The cover of Live Through This shows a beauty queen in a tiara, caught in the camera flash, clutching a bouquet of flowers. Contrast this with the image in the cassette insert: a picture of a young girl in a flannel shirt, standing barefoot on a gravel road (a family photo of Love at age 8).
The first time I opened the cassette and saw that photo, I was startled to see myself there: messy hair, sleeves too long, not quite smiling.
What is the “this” in Live Through This? For me, it was adolescence. How to understand a world that rewards women with crowns and flowers for being dumb and fake and smiling just right, when it makes more sense to hang out in a flannel and no shoes and do whatever you feel like.
If you live through this with me / I swear that I will die for you / And if you live through this with me / I swear that I will die for you. When I heard Love sing those lines in “Asking for It,” they felt like a promise. She understood my pain, because it was her own. She was like an older sister who had been to hell and back, and was there to tell me about it: Someday, you will ache like I ache (“Doll Parts”).
So, I did live through this. And I still am. That summer was the last one I spent at camp, and I haven’t needed to listen to Live Through This to fall asleep since.

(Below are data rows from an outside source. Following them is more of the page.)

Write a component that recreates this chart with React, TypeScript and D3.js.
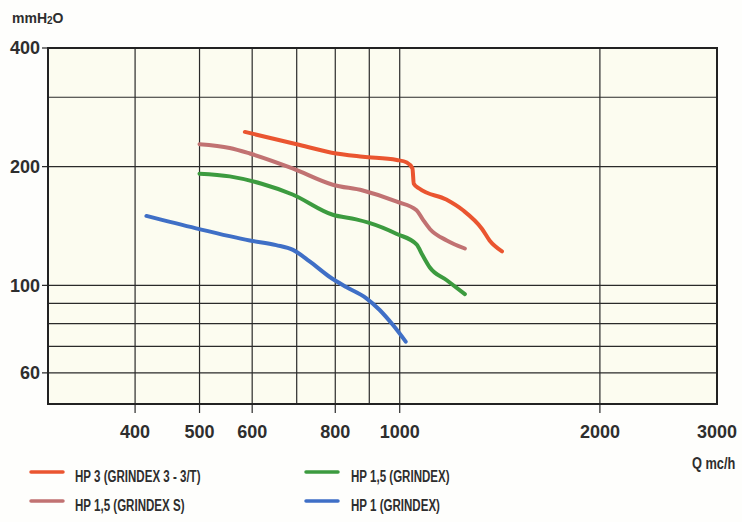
import React from "react";
import * as d3 from "d3";

const xTicks = [400, 500, 600, 800, 1000, 2000, 3000];
const xGrid = [400, 500, 600, 700, 800, 900, 1000, 2000];
const yTicks = [400, 200, 100, 60];
const yGrid = [300, 200, 100, 90, 80, 70, 60];

const hp3: [number, number][] = [
  [585, 245], [700, 228], [790, 217], [880, 212], [990, 208], [1025, 205],
  [1045, 198], [1050, 181], [1070, 176], [1175, 165], [1245, 155], [1330, 139],
  [1365, 130], [1425, 122],
];
const hp15s: [number, number][] = [
  [500, 228], [555, 223], [595, 216], [690, 198], [793, 180], [880, 174],
  [990, 163], [1060, 155], [1083, 147], [1110, 139], [1177, 130], [1253, 124],
];
const hp15: [number, number][] = [
  [500, 192], [555, 189], [620, 181], [690, 170], [793, 151], [860, 147],
  [900, 144], [990, 135], [1060, 127], [1083, 119], [1110, 111], [1177, 103],
  [1253, 95],
];
const hp1: [number, number][] = [
  [416, 150], [494, 139.5], [595, 130], [652, 126.5], [691, 123], [732, 115],
  [785, 105], [831, 99], [891, 92.7], [933, 86.6], [977, 79.3], [1021, 72],
];

const seriesNames = [
  "HP 3 (GRINDEX 3 - 3/T)",
  "HP 1,5 (GRINDEX S)",
  "HP 1,5 (GRINDEX)",
  "HP 1 (GRINDEX)",
];
const seriesColors = ["#ea5530", "#c17272", "#3c9b3f", "#3f6fc6"];
const seriesData = [hp3, hp15s, hp15, hp1];

export default function App() {
  const W = 742, H = 522;
  const L = 48, R = 717, T = 48, B = 404;
  const x = d3.scaleLog().domain([300, 3000]).range([L + 4, R]);
  const y = d3.scaleLog().domain([50, 400]).range([B, T]);
  const line = d3
    .line<[number, number]>()
    .x((d) => x(d[0]))
    .y((d) => y(d[1]))
    .curve(d3.curveMonotoneX);
  const font = "'Liberation Sans', Arial, sans-serif";
  const legendPos = [
    [31, 472], [31, 501], [306, 472], [306, 501],
  ];
  return (
    <svg
      width={W}
      height={H}
      style={{ position: "fixed", left: 0, top: 0, background: "#fefefc" }}
    >
      <rect x={L} y={T} width={R - L} height={B - T} fill="#fcfcf0" />
      {xGrid.map((v) => (
        <line
          key={"xg" + v}
          x1={x(v)}
          x2={x(v)}
          y1={T}
          y2={xTicks.includes(v) ? B + 9 : B}
          stroke="#2a2a2a"
          strokeWidth={1.2}
        />
      ))}
      {yGrid.map((v) => (
        <line
          key={"yg" + v}
          x1={yTicks.includes(v) ? L - 6 : L}
          x2={R}
          y1={y(v)}
          y2={y(v)}
          stroke="#2a2a2a"
          strokeWidth={1.2}
        />
      ))}
      <line x1={L - 6} x2={L} y1={y(400)} y2={y(400)} stroke="#222" strokeWidth={1.2} />
      <rect x={L} y={T} width={R - L} height={B - T} fill="none" stroke="#222" strokeWidth={2} />
      {seriesData.map((d, i) => (
        <path
          key={"s" + i}
          d={line(d) || ""}
          fill="none"
          stroke={seriesColors[i]}
          strokeWidth={4}
          strokeLinecap="round"
          strokeLinejoin="round"
        />
      ))}
      {yTicks.map((v) => (
        <text
          key={"yt" + v}
          x={L - 8}
          y={y(v)}
          dy="0.36em"
          textAnchor="end"
          fontFamily={font}
          fontWeight="bold"
          fontSize={18}
          fill="#2e2e2e"
        >
          {v}
        </text>
      ))}
      {xTicks.map((v) => (
        <text
          key={"xt" + v}
          x={x(v)}
          y={432}
          dy="0.36em"
          textAnchor="middle"
          fontFamily={font}
          fontWeight="bold"
          fontSize={18}
          fill="#2e2e2e"
        >
          {v}
        </text>
      ))}
      <text x={12} y={23} fontFamily={font} fontWeight="bold" fontSize={14} fill="#2e2e2e">
        mmH<tspan fontSize={10} dy={1}>2</tspan><tspan dy={-1}>O</tspan>
      </text>
      <text
        transform="translate(692,469) scale(0.8,1)"
        fontFamily={font}
        fontWeight="bold"
        fontSize={16}
        fill="#2e2e2e"
      >
        Q mc/h
      </text>
      {seriesNames.map((n, i) => (
        <g key={"lg" + i}>
          <line
            x1={legendPos[i][0]}
            x2={legendPos[i][0] + 32}
            y1={legendPos[i][1]}
            y2={legendPos[i][1]}
            stroke={seriesColors[i]}
            strokeWidth={3.5}
            strokeLinecap="round"
          />
          <text
            transform={`translate(${legendPos[i][0] + (i < 2 ? 44 : 45)},${legendPos[i][1] + 4}) scale(0.68,1)`}
            dy="0.36em"
            fontFamily={font}
            fontWeight="bold"
            fontSize={17}
            fill="#2e2e2e"
          >
            {n}
          </text>
        </g>
      ))}
    </svg>
  );
}
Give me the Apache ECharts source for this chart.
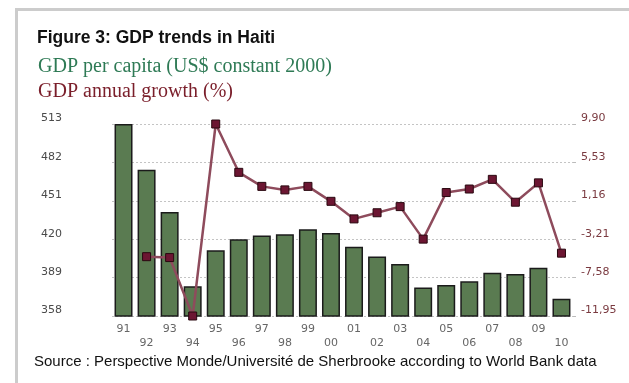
<!DOCTYPE html>
<html>
<head>
<meta charset="utf-8">
<title>GDP trends in Haiti</title>
<script src="https://cdn.jsdelivr.net/npm/echarts@6/dist/echarts.min.js"></script>
<style>
  html, body { margin: 0; padding: 0; background: #fff; }
  #chart { width: 629px; height: 383px; }
</style>
</head>
<body>
<div id="chart"></div>
<script>
// Years (two-digit labels), 1991 to 2010
const years = ['91','92','93','94','95','96','97','98','99','00','01','02','03','04','05','06','07','08','09','10'];

// GDP per capita, US$ constant 2000
const gdpPerCapita = [513, 476, 442, 382, 411, 420, 423, 424, 428, 425, 414, 406, 400, 381, 383, 386, 393, 392, 397, 372];

// GDP annual growth, % (no value for 1991)
const gdpGrowth = [null, -5.2, -5.3, -11.95, 9.90, 4.4, 2.8, 2.4, 2.8, 1.1, -0.9, -0.2, 0.5, -3.2, 2.1, 2.5, 3.6, 1.0, 3.2, -4.8];

// Axis scales
const leftAxis = { min: 358, max: 513, step: 31 };
const rightAxis = { min: -11.95, max: 9.90, step: 4.37 };

// Heading and source lines
const titleText = 'Figure 3: GDP trends in Haiti';
const legendBars = 'GDP per capita (US$ constant 2000)';
const legendLine = 'GDP annual growth (%)';
const sourceText = 'Source : Perspective Monde/Université de Sherbrooke according to World Bank data';

const chart = echarts.init(document.getElementById('chart'), null, { renderer: 'canvas' });

const option = {
  backgroundColor: '#ffffff',
  animation: false,
  grid: { left: 112, right: 56, top: 124, bottom: 67 },
  graphic: [
    { type: 'rect', shape: { x: 15, y: 8, width: 3, height: 375 }, style: { fill: '#cccccc' } },
    { type: 'rect', shape: { x: 15, y: 8, width: 614, height: 3 }, style: { fill: '#cccccc' } },
    { type: 'text', left: 37, top: 29, style: { text: titleText, font: 'bold 17.5px "Liberation Sans", Arial, sans-serif', fill: '#111111' } },
    { type: 'text', left: 38, top: 57, style: { text: legendBars, font: '20px "Liberation Serif", "Times New Roman", serif', fill: '#2e7a55' } },
    { type: 'text', left: 38, top: 82, style: { text: legendLine, font: '20px "Liberation Serif", "Times New Roman", serif', fill: '#7a1e2a' } },
    { type: 'text', left: 34, top: 354, style: { text: sourceText, font: '15px "Liberation Sans", Arial, sans-serif', fill: '#111111' } }
  ],
  xAxis: {
    type: 'category',
    data: years,
    axisLine: { show: false },
    axisTick: { show: false },
    axisLabel: {
      interval: 0,
      margin: 6,
      color: '#666666',
      fontFamily: '"DejaVu Sans", Verdana, sans-serif',
      fontSize: 11,
      lineHeight: 14,
      formatter: function (v, i) { return i % 2 === 1 ? '\n' + v : v; }
    }
  },
  yAxis: [
    {
      type: 'value',
      min: leftAxis.min,
      max: leftAxis.max,
      interval: leftAxis.step,
      axisLine: { show: false },
      axisTick: { show: false },
      axisLabel: {
        margin: 50,
        color: '#4a4a4a',
        fontFamily: '"DejaVu Sans", Verdana, sans-serif',
        fontSize: 11,
        verticalAlign: 'bottom'
      },
      splitLine: { show: true, lineStyle: { color: '#c4c4c4', type: [2, 2], width: 1 } }
    },
    {
      type: 'value',
      min: rightAxis.min,
      max: rightAxis.max,
      interval: rightAxis.step,
      axisLine: { show: false },
      axisTick: { show: true, length: 3, lineStyle: { color: '#bbbbbb' } },
      axisLabel: {
        margin: 8,
        color: '#7a3a40',
        fontFamily: '"DejaVu Sans", Verdana, sans-serif',
        fontSize: 11,
        verticalAlign: 'bottom',
        formatter: function (v) { return v.toFixed(2).replace('.', ','); }
      },
      splitLine: { show: false }
    }
  ],
  series: [
    {
      name: legendBars,
      type: 'bar',
      yAxisIndex: 0,
      data: gdpPerCapita,
      barWidth: '78%',
      itemStyle: { color: '#5a7b51', borderColor: '#1b1b1b', borderWidth: 1.5 }
    },
    {
      name: legendLine,
      type: 'line',
      yAxisIndex: 1,
      data: gdpGrowth,
      connectNulls: false,
      symbol: 'rect',
      symbolSize: 8,
      lineStyle: { color: '#8e4b5c', width: 2.5 },
      itemStyle: { color: '#6c1632', borderColor: '#2a0810', borderWidth: 1 },
      z: 5
    }
  ]
};

chart.setOption(option);
</script>
</body>
</html>
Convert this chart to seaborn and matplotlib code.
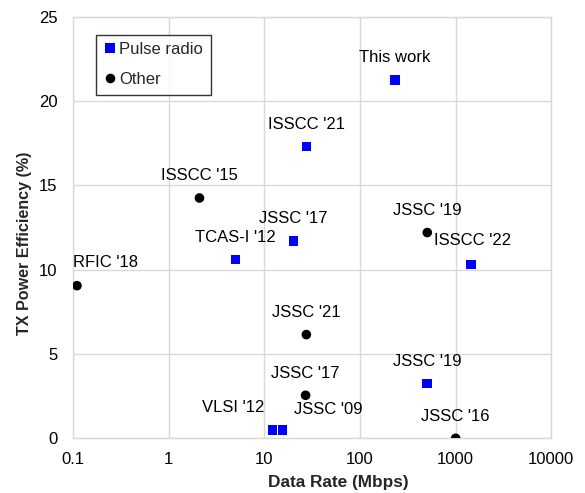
import matplotlib
matplotlib.use("Agg")
import matplotlib.pyplot as plt
import seaborn as sns
import pandas as pd
from matplotlib.ticker import FixedLocator, FixedFormatter, NullLocator

# ---- data ----
labels = ["This work", "ISSCC '21", "JSSC '17", "TCAS-I '12", "ISSCC '22", "JSSC '19",
          "VLSI '12", "JSSC '09",
          "JSSC '19", "ISSCC '15", "RFIC '18", "JSSC '21", "JSSC '17", "JSSC '16"]
data_rate = [233, 27.5, 20.2, 5.0, 1450, 505,
             12.2, 15.5,
             505, 2.1, 0.11, 27.5, 27.0, 1000]
efficiency = [21.25, 17.3, 11.7, 10.6, 10.3, 3.25,
              0.5, 0.5,
              12.2, 14.25, 9.05, 6.15, 2.55, 0.0]
category = ["Pulse radio"] * 8 + ["Other"] * 6

x_ticks = [0.1, 1, 10, 100, 1000, 10000]
x_tick_labels = ["0.1", "1", "10", "100", "1000", "10000"]
y_ticks = [0, 5, 10, 15, 20, 25]

# label offsets in points (dx, dy) and alignment
label_offsets = [(0, 16, "center"), (0, 16, "center"), (0, 16, "center"), (0, 16, "center"),
                 (1, 17, "center"), (0, 16, "center"),
                 (-6, 16, "right"), (8, 15, "left"),
                 (0, 16, "center"), (0, 16, "center"), (-3, 17, "left"), (0, 16, "center"),
                 (0, 16, "center"), (0, 16, "center")]

df = pd.DataFrame({"Data Rate": data_rate, "Efficiency": efficiency,
                   "Category": category, "Label": labels})

sns.set_theme(style="white")
plt.rcParams["font.family"] = ["Liberation Sans", "DejaVu Sans"]

fig = plt.figure(figsize=(5.85, 4.93), dpi=100)
ax = fig.add_axes([73 / 585, 1 - 438.3 / 493, (551.3 - 73) / 585, (438.3 - 16.7) / 493])

palette = {"Pulse radio": "#0000FF", "Other": "#000000"}
markers = {"Pulse radio": "s", "Other": "o"}
sns.scatterplot(data=df, x="Data Rate", y="Efficiency", hue="Category", style="Category",
                palette=palette, markers=markers, s=48, linewidth=0, ax=ax, zorder=3,
                hue_order=["Pulse radio", "Other"], style_order=["Pulse radio", "Other"])

ax.set_xscale("log")
ax.set_xlim(0.1, 10000)
ax.set_ylim(0, 25)
ax.xaxis.set_major_locator(FixedLocator(x_ticks))
ax.xaxis.set_major_formatter(FixedFormatter(x_tick_labels))
ax.xaxis.set_minor_locator(NullLocator())
ax.set_yticks(y_ticks)

ax.grid(True, which="major", color="#d9d9d9", linewidth=1.0)
ax.set_axisbelow(True)
for sp in ax.spines.values():
    sp.set_color("#d9d9d9")
    sp.set_linewidth(1.0)
ax.tick_params(axis="both", length=0, labelsize=12, colors="black")
ax.tick_params(axis="y", pad=11)
ax.tick_params(axis="x", pad=10)

ax.set_xlabel("Data Rate (Mbps)", fontsize=12.4, fontweight="bold")
ax.set_ylabel("TX Power Efficiency (%)", fontsize=11.6, fontweight="bold")
ax.xaxis.set_label_coords(0.554, -0.088)
ax.yaxis.set_label_coords(-0.086, 0.463)

for lab, xv, yv, (dx, dy, ha) in zip(labels, data_rate, efficiency, label_offsets):
    ax.annotate(lab, (xv, yv), xytext=(dx, dy), textcoords="offset points",
                ha=ha, va="center", fontsize=12, color="black")

handles, leg_labels = ax.get_legend_handles_labels()
ax.legend(handles, leg_labels, loc="upper left", bbox_to_anchor=(0.048, 0.957),
          borderaxespad=0, frameon=True, fancybox=False, edgecolor="black",
          fontsize=12, handletextpad=0.15, handlelength=0.8, borderpad=0.45,
          labelspacing=0.9, markerscale=1.0)
ax.get_legend().get_frame().set_linewidth(1.0)

fig.savefig("out.png", dpi=100)
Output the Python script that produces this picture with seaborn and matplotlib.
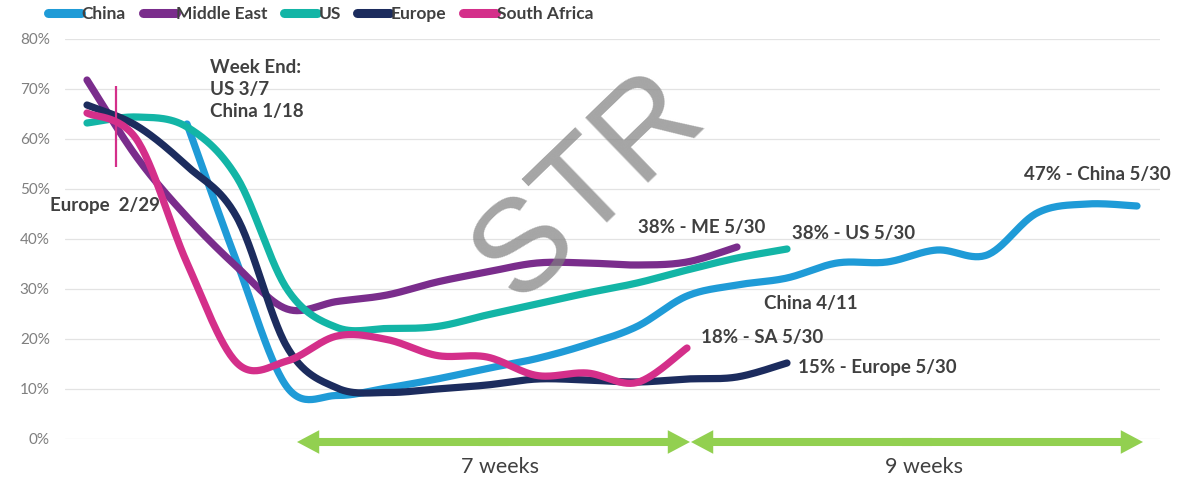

Still, I return to the album again and again. It’s part of me. It played a tremendous role in the formation of my feminist identity. It taught me how to be angry. And even after nearly 20 years of listening, its cathartic powers haven’t dulled. There are some days when the only thing I want to do after work is blast Live Through This on my headphones and aggressively wash a sink full of dishes. Run the water hot, turn the volume up, and FUCK! YOU!